Sympathy for the Devil (the song)

In the song Sympathy for the Devil, by the Rolling Stones, what does the line “I laid traps for troubadours/ Who get killed before they reached Bombay” refer to? The other references in that song are fairly obvious, but that one I just don’t get. I’ve asked several knowledgeable people and checked lots of sources. No dice. Any insights would be appreciated.

Since this is a question about music, I’ll move it to Cafe Society.

Off to Cafe Society.

DrMatrix - General Questions Moderator

It’s “I laid tracks for troubadors…”

Other than that, I can’t help, but that might help in your searches.

I asked it a couple of years ago.
Good luck.


I always took as a reference to the hippie kids who took off for India in search of enlightenment (and a few drugs).

I found this:

(I’ve condensed responses)

“I seem to remember way back in AP history something about troubadours (a military group’s moniker as opposed to wandering minstrels) being massacred”

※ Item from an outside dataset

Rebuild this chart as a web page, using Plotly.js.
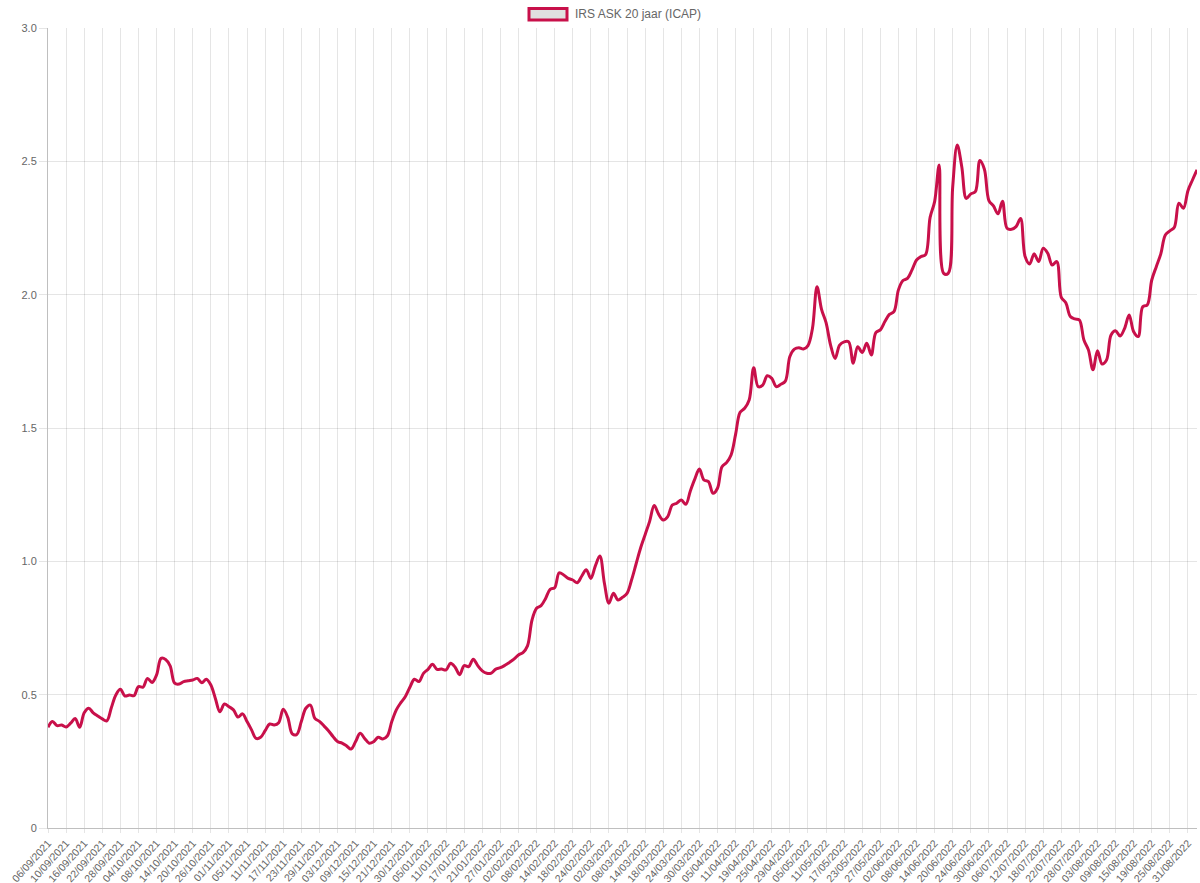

This website offers that the meaning is musical, not military, troubadours. The catch, according to the site, is that the troubadours (musicians) are '60’s types traveling to India for “enlightenment.”

“I suspect the basis for the phrase is Jeremiah 5:26. Beyond that, I suspect the reference to troubadours is merely a node to the influence of musicians of the period.”

“Bombay (a British name) is actually called Mumbai. The Kathaks were the troubadours of India: dancers, singers and storytellers. A search on “mumbai kathaks” turned up: … and a few other similar sites which explained how they traveled.”

“The song itself is based in large part on “The Master and Margarita” by Mikhail Bulgakov, but there are also some references to 60s life and culture. I always took the line to refer to the Beatles and their entourage heading to India, with “killed” not meaning death, but-- given the turmoil of the group during the time-- referring to rumors of their dissolution. Kill also could mean the spiritual death or distractions before discovering some level of enlightenment they tried to find there. Or simply the hippies who “junked out” on drugs before reaching the spiritual high they sought in a time of chaos.”

I have no idea, but I saw the Stones playing this live the other night in Sydney. They still rock.

“still”? :smiley:

OTOH, I like Sympathy.

Thank you so much. You’ve certainly given me some things to think about. Yes, they do rock. And as for “still,” well, they still do. 40 years, geez.

Uffdah, this has been debated for quite awhile without an end result: a linkaroo.

I think the only consensus that can be reached is that the Rolling Stones aren’t known for their mastery of world history. :smiley:

But they got some kickass tunes.

So, what is Paint It, Black about?


It’s about a Vietnam show that I used to watch on CBS. :smiley:

Oh, and about having extra paint.

LOL, extra paint…

“Sympathy…” was a crass song, and it hardly serves any purpose to hold the lyrical content to any standard; hell, it’s amazing that as much of it holds as together as it does.

Of course, we were a pretty crass generation, so maybe we got as much as we deserved. Heh. :stuck_out_tongue:

It’s Rock 'n Roll, Dude.

I know, but I like it.

I heard it was about Brian Jones.

But then I see looking it up, that it came out in '68 and he died in '69.

But then I heard they added that line in after he died.
So I’m confused…

This is from Primitive Cool, a really good book about Mick Jagger.

“Is “Paint It, Black” about blindness?”
“It’s about somebody dying, a funeral”

He co-wrote the song, I guess he ought to know.

I think the red door is a grave and the line of cars obvious.

Gotta say “Paint It Black” has always been one of my favorite Stones songs. “I want to see the sun blotted out from the sky, I want to see it painted painted painted, painted black…”

I’m going to say something heretical, though: I prefer Blood Sweat & Tears’ cover of “Sympathy” to the Stones’ original. For me, it’s that Mick just isn’t a believable Beelzebub. Sure, he was Mr. Terminally Decadent, but that’s very different. OTOH, to me David Clayton-Thomas of BS&T was a very convincing Satan while singing that song.